There is one thing, however, that Paul does not mention in this list, and this has proven to be a stumbling-block to our Protestant friends who believe Romans 8:31-39 proves that the Christian cannot fall from grace. While it certainly remains true that no external force can separate us from the love of Christ, we can separate ourselves from the love of Christ. There is nothing that Christ can do for a heart that will not hear and lives in open rebellion against God. The unrepentant person must die in his sins (Matthew 12:31-32); there is no forgiveness for this. This wonderful security and salvation, therefore, cannot exist for the one who never obeys Christ or the one who ceases to obey Him; they are lost in their sins unless they come– or return– to the truth. No temptation can separate you from the love of Christ; no immorality and ungodliness surrounding you has that power. You alone in your spirit make the decision whether you will accept the love of Christ and live or reject it and perish.

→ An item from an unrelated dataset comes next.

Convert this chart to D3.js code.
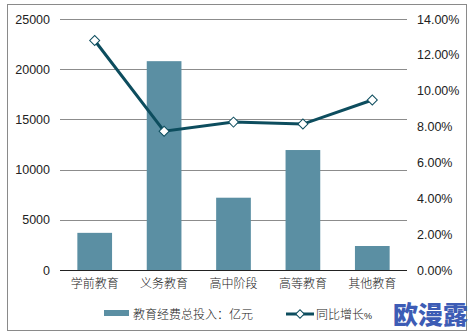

The picture has been made for us. We were lost in our sins, following the law of the flesh and in danger of death eternally. We, through whatever means, found Christ, or perhaps Christ found us. If we obey Him, be led by the Spirit with the Spirit in us, we are accounted as sons of God and therefore co-heirs with Christ, and we must suffer so that we may as Christ ascend to glory. This suffering, however, cannot and will not compare to the glory that will be revealed, that wonderful glory that the entire creation pines for in agony. And because of all this we are to have no concern, for if God is assuredly for us, no power will be strong enough to overcome us. No thing– no suffering, no temptation, no person or place or action or event, either now, before, or in the future– will be able to separate us from Christ our Lord. This is true as long as we remain in obedience to Him, for He can do nothing for us if we choose to refuse Him. Let us be encouraged and strive to maintain humble hearts, accepting correction, running the race and overcoming any and all obstacles that may beset us, and constantly keep before us the reason for all these things and the hope that we desire to have fulfilled: the glory of Heaven and the reward of being in the presence of the Father and the Son. Let us diligently work, as the Hebrew author charges us in Hebrews 4:1-11, that we may enter that holy Sabbath of God, Heaven.